At this point, you’ve probably seen the demolishing hit South Carolina defensive end Jadeveon Clowney, one of college football’s best players, laid on Michigan running back Vincent Smith in the Outback Bowl on New Year’s Day. Clowney, who would be a top five pick in the NFL Draft this year if only an arbitrary age limit didn’t force him to remain in college for another season, burst off the line and laid waste to Davis almost immediately, causing Davis to fumble and sending his helmet 10 yards backward in the process:

That hit, in short, is absolute football perfection, a combination of size, speed, strength, and total athletic dominance that, when brought together in one perfect moment, leads to the type of play that leaves fans, coaches, teammates, opponents, and announcers alike stunned beyond comprehension. It was clean, it was smart, it was beautiful. The two seconds between the snap of the ball and Clowney’s devastation were football at its absolute purest, as Dave Kindred pointed out at Sports On Earth:

I have no use for football’s jack-‘em-up fetish. I loathe the mentality that cheers a blindside block on a helpless defender whose eyes are locked on a kick returner. I have seen cheap shots and I have seen Darryl Stingley in a wheelchair. But what Jadeveon Clowney did to Vincent Smith was none of that. The old Michigan State coach, Duffy Daugherty, once said, “Football’s not a contact sport, it’s a collision sport.” By that definition, Clowney’s tackle was as pure a demonstration of the game’s truest nature as we’re likely to see.

The very fact that the hit was a “pure demonstration” football’s “truest nature,” though, illustrates exactly what is so scary about the future of football: we’ve spent the last year focused on the threat concussions pose to the future of the game, but the real threat may be the game itself, the risk routine hits even less powerful than Clowney’s pose to the brains of the young men who step on the field each weekend. That, as Bloomberg’s Jonathan Mahler argued last month, “Football doesn’t have a concussion problem. It has an existential one.”

Clowney’s hit didn’t cause a concussion, and so it seems just a routine part of the game. But focusing on concussions as the major source of brain injuries in football, as Mahler argued, makes us think the problem can be fixed relatively easily. It makes it seem as if improving how we monitor concussions when they happen and eliminating head-to-head hits will reduce the amount of concussions and thus mitigate the risk of long-term brain trauma for the athletes who take the field.
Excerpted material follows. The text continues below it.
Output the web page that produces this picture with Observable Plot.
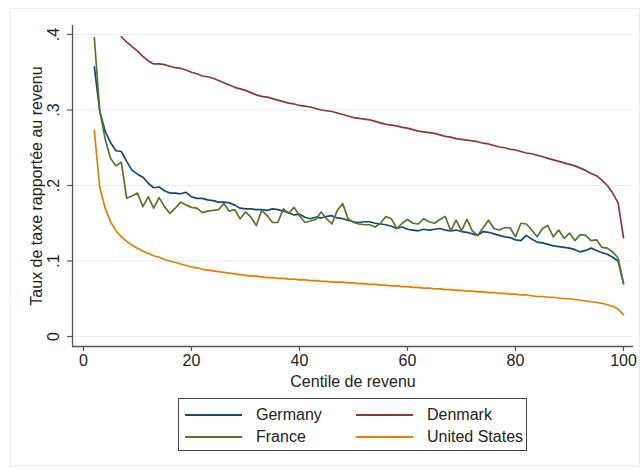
<!DOCTYPE html>
<html>
<head>
<meta charset="utf-8">
<script src="https://cdn.jsdelivr.net/npm/d3@7"></script>
<script src="https://cdn.jsdelivr.net/npm/@observablehq/plot@0.6"></script>
<style>
  html, body { margin: 0; padding: 0; background: #fff; }
  #wrap { position: relative; width: 644px; height: 469px; font-family: "Liberation Sans", Arial, sans-serif; }
  #outer { position: absolute; left: 10px; top: 8px; width: 630px; height: 458px; border: 1px solid #ececec; box-sizing: border-box; }
  #chart { position: absolute; left: 0; top: 0; }
  #legend { position: absolute; left: 178px; top: 398px; width: 349px; height: 53px; border: 1px solid #444; box-sizing: border-box; background: #fff; }
  .item { position: absolute; height: 20px; font-size: 16px; color: #222; line-height: 20px; }
  .item .sw { position: absolute; left: 0; top: 9px; width: 57px; height: 2px; }
  .item .lb { position: absolute; left: 71px; top: 0; white-space: nowrap; }
</style>
</head>
<body>
<div id="wrap">
  <div id="outer"></div>
  <div id="chart"></div>
  <div id="legend"></div>
</div>
<script>
// ---- data ----
const centiles = d3.range(2, 101);          // 2..100
const centilesDenmark = d3.range(7, 101);   // 7..100

const germany = [
  .357,.299,.272,.257,.246,.245,.232,.220,.215,
  .211,.203,.197,.198,.193,.190,.190,.189,.191,.185,
  .183,.183,.181,.180,.178,.178,.177,.174,.170,.169,
  .169,.168,.168,.167,.169,.168,.166,.164,.161,.162,
  .158,.156,.158,.157,.159,.160,.157,.156,.154,.152,
  .151,.152,.152,.150,.149,.148,.146,.143,.145,.142,
  .141,.140,.142,.141,.142,.143,.141,.140,.141,.139,
  .138,.136,.134,.139,.138,.136,.134,.132,.131,.128,
  .127,.134,.129,.125,.124,.122,.120,.119,.118,.117,
  .115,.112,.114,.117,.114,.111,.109,.105,.100,.070
];

const france = [
  .396,.299,.262,.236,.226,.231,.183,.186,.190,
  .172,.185,.170,.184,.172,.163,.170,.178,.174,.171,
  .170,.164,.166,.167,.168,.176,.166,.168,.156,.165,
  .158,.147,.167,.160,.151,.151,.169,.163,.171,.160,
  .151,.153,.155,.165,.156,.149,.167,.176,.156,.151,
  .149,.148,.148,.145,.150,.159,.156,.143,.150,.155,
  .150,.149,.156,.152,.150,.155,.159,.140,.154,.140,
  .155,.140,.134,.144,.154,.143,.141,.144,.144,.132,
  .150,.149,.141,.132,.143,.147,.132,.141,.130,.137,
  .127,.135,.134,.127,.128,.118,.117,.112,.104,.070
];

const unitedStates = [
  .273,.198,.170,.152,.140,.132,.126,.121,.117,
  .113,.110,.107,.105,.102,.100,.098,.096,.094,.092,
  .091,.089,.088,.087,.086,.085,.084,.083,.082,.081,
  .080,.080,.079,.078,.078,.077,.077,.076,.076,.075,
  .075,.074,.074,.073,.073,.072,.072,.072,.071,.071,
  .070,.070,.069,.069,.068,.068,.067,.067,.066,.066,
  .065,.065,.064,.064,.063,.063,.062,.062,.061,.061,
  .060,.060,.059,.059,.058,.058,.057,.057,.056,.056,
  .055,.055,.054,.053,.053,.052,.052,.051,.050,.050,
  .049,.048,.047,.046,.045,.044,.042,.040,.036,.029
];

const denmark = [
  .397,.390,.384,.378,
  .371,.365,.361,.361,.360,.358,.356,.355,.353,.350,
  .348,.345,.344,.342,.339,.336,.333,.330,.328,.326,
  .323,.320,.318,.317,.315,.313,.311,.309,.308,.306,
  .305,.304,.302,.300,.299,.298,.296,.294,.292,.290,
  .289,.288,.287,.285,.283,.281,.280,.279,.277,.276,
  .274,.272,.271,.270,.269,.267,.265,.264,.262,.261,
  .260,.259,.258,.256,.255,.253,.251,.250,.248,.247,
  .245,.243,.242,.240,.238,.236,.234,.232,.230,.228,
  .226,.223,.220,.216,.213,.207,.200,.190,.177,.131
];

const seriesNames = ["Germany", "Denmark", "France", "United States"];
const seriesColors = ["#1a476f", "#90353b", "#55752f", "#e37e00"];
const xTicks = [0, 20, 40, 60, 80, 100];
const yTicks = [0, 0.1, 0.2, 0.3, 0.4];
const yTickLabels = ["0", ".1", ".2", ".3", ".4"];
const xTitle = "Centile de revenu";
const yTitle = "Taux de taxe rapportée au revenu";

// ---- table ----
const rows = [];
centiles.forEach((c, i) => rows.push({series: "Germany", c, v: germany[i]}));
centilesDenmark.forEach((c, i) => rows.push({series: "Denmark", c, v: denmark[i]}));
centiles.forEach((c, i) => rows.push({series: "France", c, v: france[i]}));
centiles.forEach((c, i) => rows.push({series: "United States", c, v: unitedStates[i]}));

const xDom = [-2.037, 101.85];
const yDom = [-0.01325, 0.4119];
const axisColor = "#555";
const textColor = "#222";

const chart = Plot.plot({
  width: 644,
  height: 396,
  marginLeft: 72,
  marginRight: 11,
  marginTop: 25,
  marginBottom: 50,
  style: {fontFamily: '"Liberation Sans", Arial, sans-serif', background: "transparent", overflow: "visible"},
  x: {domain: xDom, axis: null},
  y: {domain: yDom, axis: null},
  color: {domain: seriesNames, range: seriesColors},
  marks: [
    Plot.ruleY(yTicks, {x1: xDom[0], x2: xDom[1], stroke: "#e9e9e9", strokeWidth: 1.2}),
    Plot.axisY({ticks: yTicks, tickSize: 5, tickFormat: () => "", stroke: axisColor, strokeWidth: 1.2, label: null}),
    Plot.axisX({ticks: xTicks, tickSize: 5, tickPadding: 3, fontSize: 16, fill: textColor, stroke: axisColor, strokeWidth: 1.2, label: null}),
    Plot.text(yTicks, {x: xDom[0], y: d => d, text: (d, i) => yTickLabels[i], rotate: -90, dx: -18.5, fontSize: 16, fill: textColor, textAnchor: "middle"}),
    Plot.ruleX([xDom[0]], {y1: yDom[0], y2: yDom[1], stroke: axisColor, strokeWidth: 1.3}),
    Plot.ruleY([yDom[0]], {x1: xDom[0], x2: xDom[1], stroke: axisColor, strokeWidth: 1.3}),
    Plot.line(rows, {x: "c", y: "v", z: "series", stroke: "series", strokeWidth: 1.7, curve: "linear"}),
    Plot.text([xTitle], {frameAnchor: "bottom", dy: 35, fontSize: 16, fill: textColor, lineAnchor: "middle"}),
    Plot.text([yTitle], {frameAnchor: "left", dx: -36, rotate: -90, fontSize: 16, fill: textColor, textAnchor: "middle", lineAnchor: "middle"})
  ]
});
document.getElementById("chart").appendChild(chart);

// ---- legend ----
const legend = document.getElementById("legend");
const pos = [[6, 6], [177, 6], [6, 28], [177, 28]]; // Germany, Denmark, France, United States
seriesNames.forEach((name, i) => {
  const it = document.createElement("div");
  it.className = "item";
  it.style.left = pos[i][0] + "px";
  it.style.top = pos[i][1] + "px";
  it.innerHTML = `<div class="sw" style="background:${seriesColors[i]}"></div><div class="lb">${name}</div>`;
  legend.appendChild(it);
});
</script>
</body>
</html>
But recent research shows that it doesn’t necessarily take a career full of concussions to lead to the long-term cognitive problems many football players experience after retirement. Rather, chronic traumatic encepholopathy, dementia, depression, and other serious cognitive damage can result from the constant repetition of seemingly minor hits to the head — the kind that happen hundreds of times every game from the NFL level down to youth football.

“Calling the head-injury crisis a concussion crisis made it sound as if it stemmed from how the game is played, not from the game itself,” Mahler continued. It doesn’t take a concussion to damage the brain. It doesn’t even take a hit as devastating as Clowney’s. The routine plays, the beautiful plays, the most purely football plays — they all could be causing brain damage too. That’s a reality nobody wants to acknowledge, because if football’s problem is indeed existential, if the game doesn’t have a crisis but is the crisis, the future of football is in more peril than anyone thinks.